The data directive doesn't have a "region" clause. You might be confusing this with an "enter data" clause or the PGI Accelerator model which was the basis for OpenACC.
No need to put "b" in a data clause since it's not actually used in the compute region. Also by putting it in a data clause, you're making "b" a global reference on the device. It's better to leave read-only scalars out of data clauses so that the value is passed in as an argument rather that needing to get it from global memory.
Again by putting the scalar variable "pre_sigmoid_activation" in a data clause, you've created a global variable. Here, the result of the reduction will be stored in this device variable and not automatically updated on the host. For that, you'd need to add an "update" directive.

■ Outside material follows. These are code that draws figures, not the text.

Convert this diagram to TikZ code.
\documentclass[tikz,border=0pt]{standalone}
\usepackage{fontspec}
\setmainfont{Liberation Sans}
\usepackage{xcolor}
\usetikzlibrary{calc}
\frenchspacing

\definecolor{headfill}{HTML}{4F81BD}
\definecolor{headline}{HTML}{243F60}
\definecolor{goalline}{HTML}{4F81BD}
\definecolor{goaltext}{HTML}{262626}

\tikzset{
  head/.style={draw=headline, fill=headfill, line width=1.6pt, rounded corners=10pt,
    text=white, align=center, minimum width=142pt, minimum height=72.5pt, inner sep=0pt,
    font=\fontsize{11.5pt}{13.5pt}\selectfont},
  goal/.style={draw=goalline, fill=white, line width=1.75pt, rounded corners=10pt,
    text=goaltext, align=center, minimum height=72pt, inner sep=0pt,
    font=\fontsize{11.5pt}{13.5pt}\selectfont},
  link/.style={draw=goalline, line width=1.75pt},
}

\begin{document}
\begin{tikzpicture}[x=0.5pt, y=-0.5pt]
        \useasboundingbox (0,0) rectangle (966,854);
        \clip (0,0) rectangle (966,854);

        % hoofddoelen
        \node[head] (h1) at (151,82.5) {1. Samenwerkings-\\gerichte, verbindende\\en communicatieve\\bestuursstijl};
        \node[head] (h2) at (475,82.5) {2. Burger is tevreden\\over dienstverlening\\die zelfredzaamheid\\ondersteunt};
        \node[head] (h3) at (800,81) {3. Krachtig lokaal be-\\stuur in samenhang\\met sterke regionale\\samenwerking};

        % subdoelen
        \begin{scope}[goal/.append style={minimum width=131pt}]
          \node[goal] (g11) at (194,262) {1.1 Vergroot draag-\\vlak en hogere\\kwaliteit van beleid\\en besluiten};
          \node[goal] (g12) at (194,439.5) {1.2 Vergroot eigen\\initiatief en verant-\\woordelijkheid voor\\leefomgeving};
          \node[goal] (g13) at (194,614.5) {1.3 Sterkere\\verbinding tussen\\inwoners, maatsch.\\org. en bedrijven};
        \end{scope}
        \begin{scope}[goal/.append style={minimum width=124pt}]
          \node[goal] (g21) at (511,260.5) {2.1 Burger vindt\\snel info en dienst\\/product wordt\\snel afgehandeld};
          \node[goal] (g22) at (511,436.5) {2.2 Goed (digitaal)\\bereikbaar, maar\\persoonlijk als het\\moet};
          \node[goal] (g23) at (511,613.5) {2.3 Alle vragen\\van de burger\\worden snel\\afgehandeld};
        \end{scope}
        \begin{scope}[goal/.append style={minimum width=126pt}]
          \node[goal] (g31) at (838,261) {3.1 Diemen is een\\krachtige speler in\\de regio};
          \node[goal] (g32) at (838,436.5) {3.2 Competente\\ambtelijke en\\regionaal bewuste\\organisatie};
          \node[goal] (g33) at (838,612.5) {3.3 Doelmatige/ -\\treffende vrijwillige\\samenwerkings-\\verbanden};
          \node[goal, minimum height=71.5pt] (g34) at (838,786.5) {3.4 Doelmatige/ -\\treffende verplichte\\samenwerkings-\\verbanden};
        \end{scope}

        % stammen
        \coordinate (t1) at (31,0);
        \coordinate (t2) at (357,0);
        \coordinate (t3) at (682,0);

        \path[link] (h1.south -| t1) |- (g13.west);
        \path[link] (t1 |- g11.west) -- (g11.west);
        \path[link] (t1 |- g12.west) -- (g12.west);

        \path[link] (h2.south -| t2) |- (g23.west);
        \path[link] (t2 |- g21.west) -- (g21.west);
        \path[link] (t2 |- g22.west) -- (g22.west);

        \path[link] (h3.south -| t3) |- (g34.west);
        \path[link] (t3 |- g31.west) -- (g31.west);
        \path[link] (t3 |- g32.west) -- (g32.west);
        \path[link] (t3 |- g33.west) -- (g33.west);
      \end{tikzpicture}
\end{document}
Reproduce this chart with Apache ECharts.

Better yet, just remove it from the data clause and the result of the reduction will be updated to the host variable.
You have an unmatched "exit data" directive (there should be a corresponding "enter data" directive). Also, the directive is placed after the return statement so would never be executed thus leaving the data on the device.
Finally since C++ is case sensitive, make sure the variable names in the OpenACC directives match the actual variable names. i.e. "W" instead of "w".
Here's how I would write the loop. Note that I don't know the size of "W"'s second dimension so just used "N". Please update accordingly.
#pragma acc data copyin(W[0:n_hidden][0:N],h[0:n_hidden])
{
#pragma acc parallel loop reduction(+:pre_sigmoid_activation)
for(int j=0; j<n_hidden; j++) {
pre_sigmoid_activation += W[j][i] * h[j];
}
}